In 2016, Republican voters said loud and clear that they did not want business as usual and elected the most disruptive candidate they could think of. Now the GOP Establishment has successfully quelled the rebellion, with President Kushner, er, Trump suppressing the most effective immigration patriot in recent history. One is tempted to say that perhaps they will only learn from a devastating defeat this November. However, if Republican leaders and President Trump himself didn’t learn from 2016, why would they learn anything from 2020?

What does this mean for immigration patriots? It likely means that the struggle will take new forms, with a focus on trying to create a refuge from the nation-crushing regime that is likely to emerge in Washington D.C. (or whatever it will be renamed soon).

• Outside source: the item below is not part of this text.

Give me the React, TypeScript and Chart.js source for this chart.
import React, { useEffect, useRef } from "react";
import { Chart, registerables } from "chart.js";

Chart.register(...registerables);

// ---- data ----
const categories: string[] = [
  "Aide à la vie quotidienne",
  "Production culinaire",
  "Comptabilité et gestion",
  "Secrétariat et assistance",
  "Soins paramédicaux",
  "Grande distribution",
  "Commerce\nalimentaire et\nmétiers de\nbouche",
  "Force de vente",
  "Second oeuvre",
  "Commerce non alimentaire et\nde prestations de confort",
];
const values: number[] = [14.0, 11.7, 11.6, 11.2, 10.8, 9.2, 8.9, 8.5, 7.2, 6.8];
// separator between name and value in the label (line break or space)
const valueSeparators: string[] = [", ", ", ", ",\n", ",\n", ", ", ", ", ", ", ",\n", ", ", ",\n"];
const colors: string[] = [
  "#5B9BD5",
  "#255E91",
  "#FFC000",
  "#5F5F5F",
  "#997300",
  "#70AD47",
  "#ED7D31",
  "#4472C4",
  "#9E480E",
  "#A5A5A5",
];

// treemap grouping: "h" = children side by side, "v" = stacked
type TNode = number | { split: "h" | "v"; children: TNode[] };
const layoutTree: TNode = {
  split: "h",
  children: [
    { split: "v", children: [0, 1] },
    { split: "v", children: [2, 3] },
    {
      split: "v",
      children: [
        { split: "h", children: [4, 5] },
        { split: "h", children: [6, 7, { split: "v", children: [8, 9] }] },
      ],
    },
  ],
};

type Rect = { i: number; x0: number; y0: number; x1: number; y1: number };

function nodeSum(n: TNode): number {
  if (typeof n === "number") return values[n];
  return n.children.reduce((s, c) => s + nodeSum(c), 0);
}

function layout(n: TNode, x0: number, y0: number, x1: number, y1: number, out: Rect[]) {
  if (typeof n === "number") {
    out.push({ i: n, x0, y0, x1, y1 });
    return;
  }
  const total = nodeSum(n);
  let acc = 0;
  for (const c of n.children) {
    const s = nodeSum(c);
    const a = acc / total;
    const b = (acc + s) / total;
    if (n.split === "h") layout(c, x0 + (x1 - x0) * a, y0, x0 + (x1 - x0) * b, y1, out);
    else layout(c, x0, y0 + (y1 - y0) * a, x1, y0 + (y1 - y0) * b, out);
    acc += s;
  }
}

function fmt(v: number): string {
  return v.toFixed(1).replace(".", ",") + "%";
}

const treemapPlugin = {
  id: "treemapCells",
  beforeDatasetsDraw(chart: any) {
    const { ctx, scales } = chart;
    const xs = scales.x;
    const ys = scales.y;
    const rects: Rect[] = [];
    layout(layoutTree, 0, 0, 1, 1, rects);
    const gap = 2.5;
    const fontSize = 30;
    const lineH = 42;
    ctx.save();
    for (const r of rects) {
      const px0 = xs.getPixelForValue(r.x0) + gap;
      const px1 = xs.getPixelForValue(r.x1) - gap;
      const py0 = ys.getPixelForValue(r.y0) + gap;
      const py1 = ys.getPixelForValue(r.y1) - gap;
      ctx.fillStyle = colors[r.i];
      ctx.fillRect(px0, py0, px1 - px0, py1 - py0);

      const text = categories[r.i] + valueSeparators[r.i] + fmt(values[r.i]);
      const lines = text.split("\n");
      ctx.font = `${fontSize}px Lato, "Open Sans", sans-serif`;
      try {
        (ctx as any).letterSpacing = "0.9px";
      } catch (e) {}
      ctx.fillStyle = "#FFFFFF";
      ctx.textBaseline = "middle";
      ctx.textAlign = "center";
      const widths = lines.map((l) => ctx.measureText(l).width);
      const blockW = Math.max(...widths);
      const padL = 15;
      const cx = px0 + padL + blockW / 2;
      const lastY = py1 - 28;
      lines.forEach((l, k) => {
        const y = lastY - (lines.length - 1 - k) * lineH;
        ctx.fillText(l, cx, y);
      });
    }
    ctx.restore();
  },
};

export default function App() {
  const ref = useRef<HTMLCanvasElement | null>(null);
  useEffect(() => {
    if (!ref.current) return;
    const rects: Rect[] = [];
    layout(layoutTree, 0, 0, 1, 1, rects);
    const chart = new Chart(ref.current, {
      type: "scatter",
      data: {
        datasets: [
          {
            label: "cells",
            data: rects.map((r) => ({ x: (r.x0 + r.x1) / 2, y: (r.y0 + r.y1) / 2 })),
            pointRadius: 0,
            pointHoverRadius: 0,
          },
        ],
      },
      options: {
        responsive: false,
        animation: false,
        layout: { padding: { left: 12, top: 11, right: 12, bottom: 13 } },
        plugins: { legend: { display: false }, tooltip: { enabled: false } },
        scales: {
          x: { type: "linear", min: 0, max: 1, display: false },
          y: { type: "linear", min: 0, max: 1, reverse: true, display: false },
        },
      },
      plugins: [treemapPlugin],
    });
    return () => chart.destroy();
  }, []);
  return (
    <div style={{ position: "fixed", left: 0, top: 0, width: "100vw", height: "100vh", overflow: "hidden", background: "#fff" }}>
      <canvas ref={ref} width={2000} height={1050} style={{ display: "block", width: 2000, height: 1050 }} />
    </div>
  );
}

It will mean fighting for free speech online. And it will be mean creating an independent political force that is not dependent on the GOP.

Perhaps Jeff Sessions can still play a role in that effort. One can only imagine what he’s thinking right now. He’s the one man in the Trump Administration who left and didn’t immediately turn on the president, badmouthing him to journos for clout. The betrayal is staggering. However, to us, he was and always will be America’s Senator.


Editor’s Note: Here is Mark Krikorian of the Center for Immigration Studies explaining how valuable a Senator Jeff Sessions was:

On any political issue you’re gonna have a lot of congressman who agree with you, but there’s a difference between a congressman who agrees with you when a vote comes up, and one that is actually a leader on the issue, and Sessions, really, was the only person at that time in the Senate who was a genuine leader on the immigration issue, among the immigration hawks. In other words: There were other people in the Senate who could be relied on to vote the right way, when push came to shove, and in fact most Republican Senators in 2013 voted against the Gang of Eight Bill. There’s a difference between voting the right way and then moving on to the next thing, on the one hand, and actually being a leader who’s talking about it all the time — and Sessions was that person. . . Sessions was the only person like that, really, in the Senate. And I don’t mean to denigrate [Chuck] Grassley, for instance, who was good and has been important and instrumental in the issue, but Sessions was the one talking about it all the time, and devoting staff to developing expertise and constantly doing outreach to other offices; any time something happens, you know, send out letters, send out press releases, all of that stuff.